→ **Required task**: Print exactly the lines below between the line containing "Write a web" and the line containing "const angles = [0, 90, 180, 270];", counting both of those lines. Leave pictures out.

→ **Data section**:
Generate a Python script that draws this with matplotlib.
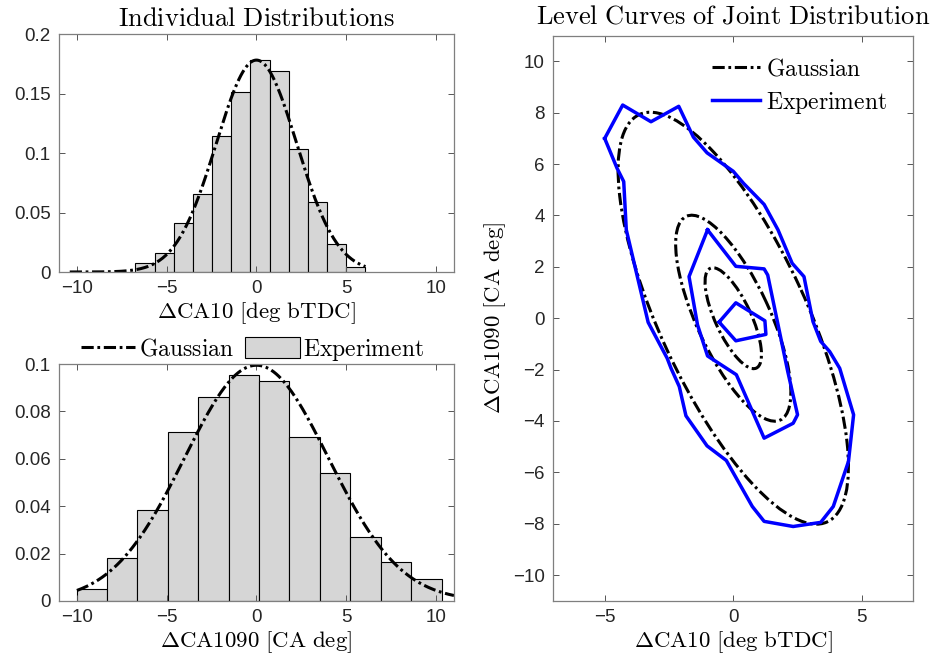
import numpy as np
import matplotlib
matplotlib.use("Agg")
import matplotlib.pyplot as plt
from matplotlib.patches import Ellipse, Patch
from matplotlib.lines import Line2D

plt.rcParams['font.family'] = ['Liberation Sans', 'DejaVu Sans']
plt.rcParams['mathtext.fontset'] = 'cm'

# --- individual distributions (histograms) ---
ca10_edges = [-6.74, -5.67, -4.61, -3.54, -2.47, -1.41, -0.34, 0.73, 1.79, 2.86, 3.93, 4.99, 6.06]
ca10_heights = [0.0073, 0.0157, 0.0415, 0.0653, 0.1146, 0.151, 0.1779, 0.1692, 0.1031, 0.0585, 0.0238, 0.0045]
ca10_mu, ca10_sd = 0.0, 2.24
ca10_range = [-10.4, 6.07]

ca1090_edges = [-10.02, -8.33, -6.63, -4.94, -3.24, -1.55, 0.15, 1.84, 3.54, 5.23, 6.93, 8.63, 10.33]
ca1090_heights = [0.0052, 0.0182, 0.0382, 0.0715, 0.0859, 0.0954, 0.0930, 0.0690, 0.0538, 0.0268, 0.0166, 0.0092]
ca1090_mu, ca1090_sd = 0.0, 4.01
ca1090_range = [-10.0, 11.0]

# --- joint distribution ---
rho = -0.72
gauss_radii = [2.0, 1.0, 0.49]   # Mahalanobis radius of each level curve

exp_outer = [(-5.0, 7.0), (-4.3, 8.3), (-3.2, 7.65), (-2.12, 8.25), (-1.55, 7.05), (-1.02, 6.44),
             (0.0, 5.72), (0.4, 5.25), (1.2, 4.43), (1.74, 3.44), (2.29, 2.14), (2.75, 1.62),
             (3.1, -0.13), (3.4, -0.9), (3.75, -1.3), (4.14, -1.95), (4.68, -3.76), (4.48, -5.58),
             (3.89, -7.33), (3.4, -7.95), (2.33, -8.11), (1.2, -7.91), (0.74, -7.33), (-0.27, -5.54),
             (-1.02, -4.97), (-1.84, -3.8), (-2.1, -2.66), (-2.42, -1.95), (-2.57, -1.56),
             (-3.31, -0.16), (-4.16, 3.44), (-4.26, 5.32), (-4.52, 5.84), (-5.0, 7.0)]
exp_middle = [(-1.0, 3.44), (0.1, 2.02), (1.2, 1.92), (1.34, 1.68), (2.12, -2.08), (2.5, -3.76),
              (2.33, -4.09), (1.2, -4.67), (0.12, -2.2), (-1.0, -1.47), (-1.39, -0.26),
              (-1.72, 1.62), (-1.0, 3.44)]
exp_inner = [(-0.55, -0.15), (0.1, 0.6), (1.23, -0.1), (1.27, -0.63), (0.1, -0.88), (-0.55, -0.15)]

gauss_ls = (0, (4.0, 1.2, 0.9, 1.2))
axis_gray = '#262626'
bar_gray = '#d6d6d6'
lab_fs = 16.5
tick_fs = 13.5


def style(ax):
    for s in ax.spines.values():
        s.set_color('#7f7f7f')
        s.set_linewidth(0.9)
    ax.tick_params(direction='in', top=True, right=True, length=4, width=0.7,
                   colors='#555555', labelcolor=axis_gray, labelsize=tick_fs, pad=6)


fig = plt.figure(figsize=(9.36, 6.61), dpi=100)

ax1 = fig.add_axes([0.063, 0.5885, 0.422, 0.360])
ax1.bar(ca10_edges[:-1], ca10_heights, width=np.diff(ca10_edges), align='edge',
        color=bar_gray, edgecolor='black', linewidth=0.8)
x = np.linspace(ca10_range[0], ca10_range[1], 300)
ax1.plot(x, np.exp(-0.5 * ((x - ca10_mu) / ca10_sd) ** 2) / (ca10_sd * np.sqrt(2 * np.pi)),
         color='black', lw=2.2, ls=gauss_ls)
ax1.set_xlim(-11, 11)
ax1.set_ylim(0, 0.2)
ax1.set_xticks([-10, -5, 0, 5, 10])
ax1.set_yticks([0, 0.05, 0.1, 0.15, 0.2])
ax1.set_yticklabels(['0', '0.05', '0.1', '0.15', '0.2'])
ax1.set_xlabel(r'$\Delta\mathrm{CA10\ [deg\ bTDC]}$', fontsize=lab_fs, labelpad=2)
ax1.set_title(r'$\mathrm{Individual\ Distributions}$', fontsize=19, pad=6)
style(ax1)

ax2 = fig.add_axes([0.063, 0.0908, 0.422, 0.3585])
ax2.bar(ca1090_edges[:-1], ca1090_heights, width=np.diff(ca1090_edges), align='edge',
        color=bar_gray, edgecolor='black', linewidth=0.8)
x = np.linspace(ca1090_range[0], ca1090_range[1], 300)
ax2.plot(x, np.exp(-0.5 * ((x - ca1090_mu) / ca1090_sd) ** 2) / (ca1090_sd * np.sqrt(2 * np.pi)),
         color='black', lw=2.2, ls=gauss_ls)
ax2.set_xlim(-11, 11)
ax2.set_ylim(0, 0.1)
ax2.set_xticks([-10, -5, 0, 5, 10])
ax2.set_yticks([0, 0.02, 0.04, 0.06, 0.08, 0.1])
ax2.set_yticklabels(['0', '0.02', '0.04', '0.06', '0.08', '0.1'])
ax2.set_xlabel(r'$\Delta\mathrm{CA1090\ [CA\ deg]}$', fontsize=lab_fs, labelpad=2)
style(ax2)
h_g = Line2D([], [], color='black', lw=2.2, ls=gauss_ls)
h_e = Patch(facecolor=bar_gray, edgecolor='black', linewidth=0.8)
ax2.legend([h_g, h_e], [r'$\mathrm{Gaussian}$', r'$\mathrm{Experiment}$'], ncol=2,
           loc='lower center', bbox_to_anchor=(0.49, 0.995), frameon=False, fontsize=17,
           handlelength=2.3, handleheight=1.0, handletextpad=0.15, columnspacing=0.5,
           borderpad=0, borderaxespad=0.1)

ax3 = fig.add_axes([0.5911, 0.0912, 0.3846, 0.8548])
cov = np.array([[ca10_sd ** 2, rho * ca10_sd * ca1090_sd],
                [rho * ca10_sd * ca1090_sd, ca1090_sd ** 2]])
vals, vecs = np.linalg.eigh(cov)
angle = np.degrees(np.arctan2(vecs[1, 1], vecs[0, 1]))
for r in gauss_radii:
    ax3.add_patch(Ellipse((ca10_mu, ca1090_mu), 2 * r * np.sqrt(vals[1]), 2 * r * np.sqrt(vals[0]),
                          angle=angle, fill=False, edgecolor='black', lw=2.2, ls=gauss_ls))
for poly in [exp_outer, exp_middle, exp_inner]:
    px, py = zip(*poly)
    ax3.plot(px, py, color='#0000ff', lw=2.5)
ax3.set_xlim(-7, 7)
ax3.set_ylim(-11, 11)
ax3.set_xticks([-5, 0, 5])
ax3.set_yticks(np.arange(-10, 11, 2))
ax3.set_xlabel(r'$\Delta\mathrm{CA10\ [deg\ bTDC]}$', fontsize=lab_fs, labelpad=2)
ax3.set_ylabel(r'$\Delta\mathrm{CA1090\ [CA\ deg]}$', fontsize=lab_fs, labelpad=4)
ax3.set_title(r'$\mathrm{Level\ Curves\ of\ Joint\ Distribution}$', fontsize=19, pad=9)
style(ax3)
h_b = Line2D([], [], color='#0000ff', lw=2.5)
ax3.legend([h_g, h_b], [r'$\mathrm{Gaussian}$', r'$\mathrm{Experiment}$'],
           loc='upper left', bbox_to_anchor=(0.44, 0.96), frameon=False, fontsize=17,
           handlelength=2.05, handletextpad=0.25, labelspacing=0.4,
           borderpad=0, borderaxespad=0)

fig.savefig('out.png', dpi=100)
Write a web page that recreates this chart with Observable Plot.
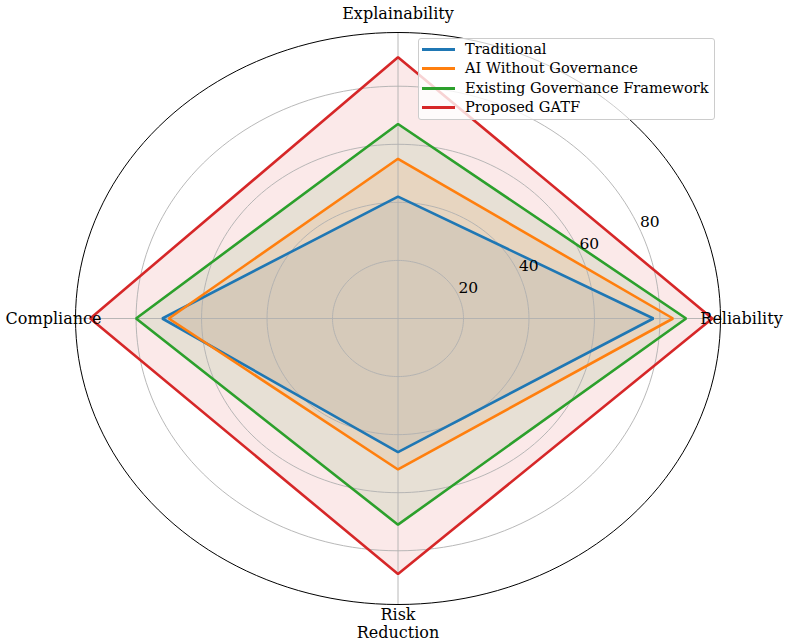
<!DOCTYPE html>
<html><head><meta charset="utf-8">
<script src="https://cdn.jsdelivr.net/npm/d3@7"></script>
<script src="https://cdn.jsdelivr.net/npm/@observablehq/plot@0.6"></script>
<style>
body{margin:0;background:#fff;}
#wrap{position:relative;width:790px;height:643px;overflow:hidden;}
#legend{position:absolute;left:418px;top:38px;width:297px;height:82px;box-sizing:border-box;border:1px solid #cccccc;border-radius:3px;background:rgba(255,255,255,0.8);font-family:"DejaVu Serif";font-size:14.6px;color:#000;}
.row{position:absolute;left:0;height:20px;width:100%;}
.sw{position:absolute;left:3px;top:9px;width:33px;height:3px;}
.lb{position:absolute;left:46px;top:0;line-height:20px;white-space:nowrap;}
</style></head><body>
<div id="wrap"><div id="chart"></div><div id="legend"></div></div>
<script>
// Axes (categories) in polar order: 0°, 90°, 180°, 270°
const categories = ["Reliability", "Explainability", "Compliance", "Risk Reduction"];
const axisLabels = ["Reliability", "Explainability", "Compliance", "Risk\nReduction"];
const angles = [0, 90, 180, 270];

const seriesNames = ["Traditional", "AI Without Governance", "Existing Governance Framework", "Proposed GATF"];
const seriesColors = ["#1f77b4", "#ff7f0e", "#2ca02c", "#d62728"];

// values in category order: Reliability, Explainability, Compliance, Risk Reduction
const traditional = [78, 42, 72, 46];
const aiWithoutGovernance = [84, 55, 70, 52];
const existingFramework = [88, 67, 80, 71];
const proposedGATF = [96, 90, 94, 88];
const seriesValues = [traditional, aiWithoutGovernance, existingFramework, proposedGATF];

const radialTicks = [20, 40, 60, 80];
const rMax = 98.5;
const tickAngle = 22.5;

const rad = d => d * Math.PI / 180;

const rows = [];
seriesNames.forEach((s, i) => {
  categories.forEach((c, j) => {
    rows.push({series: s, category: c, angle: angles[j], value: seriesValues[i][j]});
  });
});
const px = d => d.value * Math.cos(rad(d.angle));
const py = d => d.value * Math.sin(rad(d.angle));

// grid circle outlines
const circleAngles = d3.range(0, 360, 2);
const gridPts = [];
radialTicks.forEach(r => circleAngles.forEach(a => gridPts.push({r, a})));
const outerPts = circleAngles.map(a => ({r: rMax, a}));
const cx = d => d.r * Math.cos(rad(d.a));
const cy = d => d.r * Math.sin(rad(d.a));

const font = "DejaVu Serif";
const marks = [];

// fills (below grid, like matplotlib patches)
seriesNames.forEach((s, i) => {
  marks.push(Plot.line(rows.filter(d => d.series === s), {
    x: px, y: py, curve: "linear-closed", stroke: "none",
    fill: seriesColors[i], fillOpacity: 0.1
  }));
});

// grid circles
marks.push(Plot.line(gridPts, {x: cx, y: cy, z: "r", curve: "linear-closed", stroke: "#b0b0b0", strokeWidth: 0.9}));
// spokes
marks.push(Plot.link(angles, {
  x1: () => 0, y1: () => 0,
  x2: a => rMax * Math.cos(rad(a)), y2: a => rMax * Math.sin(rad(a)),
  stroke: "#b0b0b0", strokeWidth: 0.9
}));

// series lines
seriesNames.forEach((s, i) => {
  marks.push(Plot.line(rows.filter(d => d.series === s), {
    x: px, y: py, curve: "linear-closed", stroke: seriesColors[i],
    strokeWidth: 2.6, strokeLinejoin: "miter"
  }));
});

// outer spine
marks.push(Plot.line(outerPts, {x: cx, y: cy, curve: "linear-closed", stroke: "#000", strokeWidth: 1}));

// radial tick labels
marks.push(Plot.text(radialTicks, {
  x: r => r * Math.cos(rad(tickAngle)), y: r => r * Math.sin(rad(tickAngle)),
  text: d => String(d), textAnchor: "start", lineAnchor: "bottom",
  dx: 0, dy: -3, fontFamily: font, fontSize: 15.5, fill: "#000"
}));

// category labels
const labelOpts = [
  {dx: 21, dy: 0, lineAnchor: "middle"},
  {dx: 0, dy: -14, lineAnchor: "bottom"},
  {dx: -22, dy: 0, lineAnchor: "middle"},
  {dx: 0, dy: 3, lineAnchor: "top"}
];
axisLabels.forEach((lab, j) => {
  marks.push(Plot.text([lab], {
    x: () => rMax * Math.cos(rad(angles[j])), y: () => rMax * Math.sin(rad(angles[j])),
    text: d => d, textAnchor: "middle", fontFamily: font, fontSize: 16, fill: "#000",
    lineHeight: 1.1, ...labelOpts[j]
  }));
});

const chart = Plot.plot({
  width: 790, height: 643,
  marginLeft: 75, marginRight: 70, marginTop: 32, marginBottom: 39,
  x: {domain: [-rMax, rMax], axis: null},
  y: {domain: [-rMax, rMax], axis: null},
  style: {background: "#fff", overflow: "visible"},
  marks
});
document.getElementById("chart").appendChild(chart);

// legend
const leg = document.getElementById("legend");
const rowTops = [0, 19, 39, 58];
seriesNames.forEach((s, i) => {
  const row = document.createElement("div");
  row.className = "row";
  row.style.top = rowTops[i] + "px";
  row.innerHTML = `<div class="sw" style="background:${seriesColors[i]}"></div><div class="lb">${s}</div>`;
  leg.appendChild(row);
});
</script>
</body></html>
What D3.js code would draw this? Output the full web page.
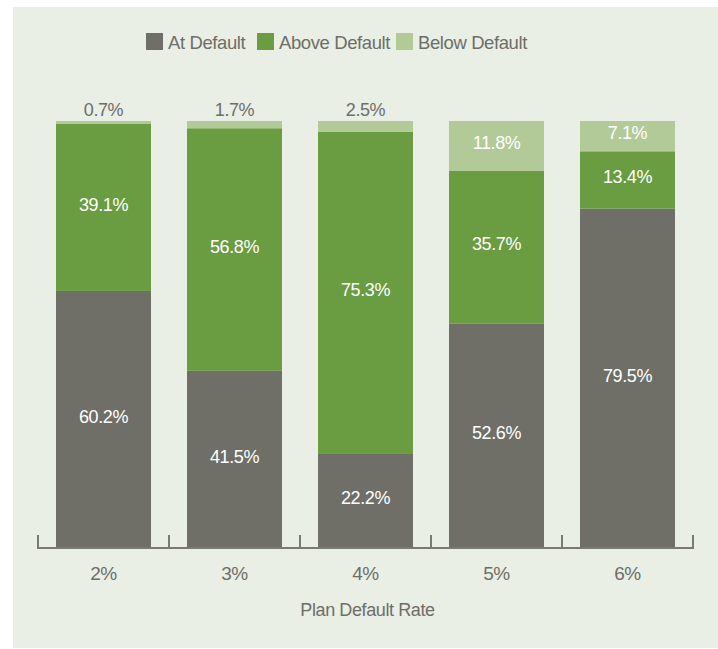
<!DOCTYPE html>
<html>
<head>
<meta charset="utf-8">
<script src="https://cdn.jsdelivr.net/npm/d3@7"></script>
<style>
  body { margin: 0; background: #ffffff; }
  text { font-family: "Liberation Sans", Arial, sans-serif; letter-spacing: -0.4px; }
</style>
</head>
<body>
<div id="chart"></div>
<script>
// data
const rates = ["2%", "3%", "4%", "5%", "6%"];
const atDefault = [60.2, 41.5, 22.2, 52.6, 79.5];
const aboveDefault = [39.1, 56.8, 75.3, 35.7, 13.4];
const belowDefault = [0.7, 1.7, 2.5, 11.8, 7.1];
const seriesNames = ["At Default", "Above Default", "Below Default"];
const seriesColors = ["#6f6f67", "#6a9c41", "#b1ca97"];
const axisTitle = "Plan Default Rate";

const width = 718, height = 649;
const margin = {top: 121, right: 25, bottom: 101, left: 38};
const innerW = width - margin.left - margin.right;
const innerH = height - margin.top - margin.bottom;

const rows = rates.map((r, i) => ({
    rate: r,
    "At Default": atDefault[i],
    "Above Default": aboveDefault[i],
    "Below Default": belowDefault[i]
}));

const svg = d3.select("#chart").append("svg")
    .attr("width", width)
    .attr("height", height);

// panel background
svg.append("rect")
    .attr("x", 13).attr("y", 7)
    .attr("width", width - 13).attr("height", 641)
    .attr("fill", "#e9efe5");

const g = svg.append("g")
    .attr("transform", `translate(${margin.left},${margin.top})`);

const x = d3.scaleBand().domain(rates).range([0, innerW]).padding(0);
const barW = x.bandwidth() * 0.725;
const y = d3.scaleLinear().domain([0, 100]).range([innerH, 0]);
const color = d3.scaleOrdinal().domain(seriesNames).range(seriesColors);

const stacked = d3.stack().keys(seriesNames)(rows);
const segTop = d => y(Math.min(d[1], 100));

const layers = g.selectAll(".layer")
    .data(stacked)
    .enter().append("g")
    .attr("class", "layer")
    .attr("fill", d => color(d.key));

layers.selectAll("rect")
    .data(d => d)
    .enter().append("rect")
    .attr("x", d => x(d.data.rate) + (x.bandwidth() - barW) / 2)
    .attr("width", barW)
    .attr("y", d => segTop(d))
    .attr("height", d => y(d[0]) - segTop(d));

// value labels: inside the segment, or above the bar when the segment is thin
stacked.forEach(layer => {
    layer.forEach(d => {
        const v = d[1] - d[0];
        const cx = x(d.data.rate) + x.bandwidth() / 2;
        const segH = y(d[0]) - segTop(d);
        const inside = segH > 22;
        g.append("text")
            .attr("x", cx)
            .attr("y", inside ? (y(d[0]) + segTop(d)) / 2 - 3 : segTop(d) - 5)
            .attr("dy", inside ? "0.35em" : 0)
            .attr("text-anchor", "middle")
            .attr("font-size", 18)
            .attr("fill", inside ? "#ffffff" : "#6e6e68")
            .text(d3.format(".1f")(v) + "%");
    });
});

// axis: baseline with ticks at band edges
const axisG = g.append("g").attr("transform", `translate(0,${innerH})`);
axisG.append("line")
    .attr("x1", 0).attr("x2", innerW)
    .attr("stroke", "#7a7a74").attr("stroke-width", 2);
const edges = rates.map(r => x(r)).concat([innerW]);
axisG.selectAll(".tick")
    .data(edges)
    .enter().append("line")
    .attr("x1", d => d).attr("x2", d => d)
    .attr("y1", 1).attr("y2", -13)
    .attr("stroke", "#7a7a74").attr("stroke-width", 2);

axisG.selectAll(".lbl")
    .data(rates)
    .enter().append("text")
    .attr("x", d => x(d) + x.bandwidth() / 2)
    .attr("y", 32)
    .attr("text-anchor", "middle")
    .attr("font-size", 19)
    .attr("fill", "#6e6e68")
    .text(d => d);

g.append("text")
    .attr("x", innerW / 2 + 2)
    .attr("y", innerH + 68)
    .attr("text-anchor", "middle")
    .attr("font-size", 18)
    .attr("fill", "#6e6e68")
    .text(axisTitle);

// legend
const legendX = [146, 257, 396];
const legend = svg.selectAll(".legend")
    .data(seriesNames)
    .enter().append("g")
    .attr("transform", (d, i) => `translate(${legendX[i]},33)`);
legend.append("rect")
    .attr("width", 17).attr("height", 17)
    .attr("fill", d => color(d));
legend.append("text")
    .attr("x", 22).attr("y", 16)
    .attr("font-size", 18.5)
    .attr("fill", "#6e6e68")
    .text(d => d);
</script>
</body>
</html>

→ **Response for this exercise**:
Write a web page that recreates this chart with Observable Plot.
<!DOCTYPE html>
<html><head><meta charset="utf-8">
<script src="https://cdn.jsdelivr.net/npm/d3@7"></script>
<script src="https://cdn.jsdelivr.net/npm/@observablehq/plot@0.6"></script>
<style>
body{margin:0;background:#fff;}
#wrap{position:relative;width:790px;height:643px;overflow:hidden;}
#legend{position:absolute;left:418px;top:38px;width:297px;height:82px;box-sizing:border-box;border:1px solid #cccccc;border-radius:3px;background:rgba(255,255,255,0.8);font-family:"DejaVu Serif";font-size:14.6px;color:#000;}
.row{position:absolute;left:0;height:20px;width:100%;}
.sw{position:absolute;left:3px;top:9px;width:33px;height:3px;}
.lb{position:absolute;left:46px;top:0;line-height:20px;white-space:nowrap;}
</style></head><body>
<div id="wrap"><div id="chart"></div><div id="legend"></div></div>
<script>
// Axes (categories) in polar order: 0°, 90°, 180°, 270°
const categories = ["Reliability", "Explainability", "Compliance", "Risk Reduction"];
const axisLabels = ["Reliability", "Explainability", "Compliance", "Risk\nReduction"];
const angles = [0, 90, 180, 270];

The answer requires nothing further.